The actress then apologized to another fan for being unable to take a photo because she would have to take one with everyone else.
The resurfaced clip sparked a debate amongst fans about whether Hathaway, 41, was being reasonable.
“Seems polite. She could’ve just walked away and snubbed them,” one person wrote on X.
“Very polite. Celebrities are not obligated to engage with fans,” another added.
“At least she did it graciously,” a third chimed in, while another added, ” Very polite, she could easily have ignored them.”
While a majority of fans agreed there was nothing wrong with the “Princess Diaries” actress’ “respectful” reaction, others disagreed.
“With how long she took to he condescending, she could possibly have signed and took the photos.

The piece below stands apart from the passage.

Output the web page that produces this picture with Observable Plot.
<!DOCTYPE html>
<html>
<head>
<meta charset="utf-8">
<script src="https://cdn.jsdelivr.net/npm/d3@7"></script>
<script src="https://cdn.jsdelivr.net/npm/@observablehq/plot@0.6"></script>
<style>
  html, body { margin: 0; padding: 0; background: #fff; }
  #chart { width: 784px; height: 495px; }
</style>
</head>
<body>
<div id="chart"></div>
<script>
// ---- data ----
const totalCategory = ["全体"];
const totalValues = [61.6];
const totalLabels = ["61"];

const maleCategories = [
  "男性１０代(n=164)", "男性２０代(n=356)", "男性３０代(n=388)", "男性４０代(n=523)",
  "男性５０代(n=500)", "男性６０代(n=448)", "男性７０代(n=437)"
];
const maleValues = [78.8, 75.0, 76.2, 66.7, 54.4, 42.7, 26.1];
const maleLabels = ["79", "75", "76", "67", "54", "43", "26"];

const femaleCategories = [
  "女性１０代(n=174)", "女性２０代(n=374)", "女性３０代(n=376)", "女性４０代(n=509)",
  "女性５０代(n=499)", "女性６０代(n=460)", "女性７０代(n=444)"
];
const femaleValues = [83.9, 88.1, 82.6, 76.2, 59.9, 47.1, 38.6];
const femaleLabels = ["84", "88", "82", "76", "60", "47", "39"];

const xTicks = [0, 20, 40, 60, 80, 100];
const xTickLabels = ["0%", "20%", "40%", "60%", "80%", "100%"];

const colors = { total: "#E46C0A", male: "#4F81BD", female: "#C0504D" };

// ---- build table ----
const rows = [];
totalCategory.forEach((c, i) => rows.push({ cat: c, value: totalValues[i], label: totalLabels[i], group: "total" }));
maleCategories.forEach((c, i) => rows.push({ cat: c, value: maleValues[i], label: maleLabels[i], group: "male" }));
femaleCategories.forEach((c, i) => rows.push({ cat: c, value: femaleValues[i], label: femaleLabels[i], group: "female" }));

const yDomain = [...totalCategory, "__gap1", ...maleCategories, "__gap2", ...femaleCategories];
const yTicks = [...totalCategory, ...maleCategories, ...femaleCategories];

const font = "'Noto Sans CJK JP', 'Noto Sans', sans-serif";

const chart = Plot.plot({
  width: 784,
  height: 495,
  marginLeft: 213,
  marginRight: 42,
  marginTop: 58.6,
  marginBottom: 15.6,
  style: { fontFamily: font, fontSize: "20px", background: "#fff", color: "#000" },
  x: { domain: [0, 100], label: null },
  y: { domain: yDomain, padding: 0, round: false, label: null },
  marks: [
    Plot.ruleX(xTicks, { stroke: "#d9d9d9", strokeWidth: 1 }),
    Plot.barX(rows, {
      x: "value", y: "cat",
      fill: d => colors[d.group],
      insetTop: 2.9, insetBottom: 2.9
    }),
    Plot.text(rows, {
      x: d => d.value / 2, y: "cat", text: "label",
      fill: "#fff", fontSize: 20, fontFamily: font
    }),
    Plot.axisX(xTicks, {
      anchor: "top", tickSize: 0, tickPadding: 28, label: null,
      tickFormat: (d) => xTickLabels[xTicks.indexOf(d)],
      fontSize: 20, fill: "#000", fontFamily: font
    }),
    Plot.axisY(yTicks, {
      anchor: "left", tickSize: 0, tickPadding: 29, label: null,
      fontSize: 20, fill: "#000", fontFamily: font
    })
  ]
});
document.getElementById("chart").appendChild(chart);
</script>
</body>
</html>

She was being unnecessary,” an X user wrote.
“Condescending mostly,” another agreed.
“Rude and fake polite at the same time,” a third wrote.
Hathaway isn’t a stranger to internet hate and has been candid about the pushback she’s received in the past, especially when she won several awards in 2013 for her role in “Les Misérables.”
At the time, the “Intern” star admitted she learned to avoid news sites known to bash her, to avoid being “off-guard” by an article she didn’t want to see about herself.
During her Elle’s Women in Hollywood cover in 2022, the actress further reflected on the former “Hathahate” era, explaining she learned how to look past it.
“I do my best to not be afraid of what others might say and just focus on enjoying my life.”
She later detailed her coping process at Elle’s Women in Hollywood event, adding, “She was given an opportunity to look at the language of hatred from a new perspective.”
“When your self-inflicted pain is suddenly somehow amplified back at you at, say, the full volume of the internet … It’s a thing,” Hathaway continued.
“When what happened, happened, I realized I had no desire to have anything to do with this line of energy,” she continued.
“On any level. I would no longer create art from this place. I would no longer hold space for it, live in fear of it, nor speak its language for any reason.”
The “Intern” star added, “Hate seems to me to be the opposite of life,” in which “nothing can grow properly.”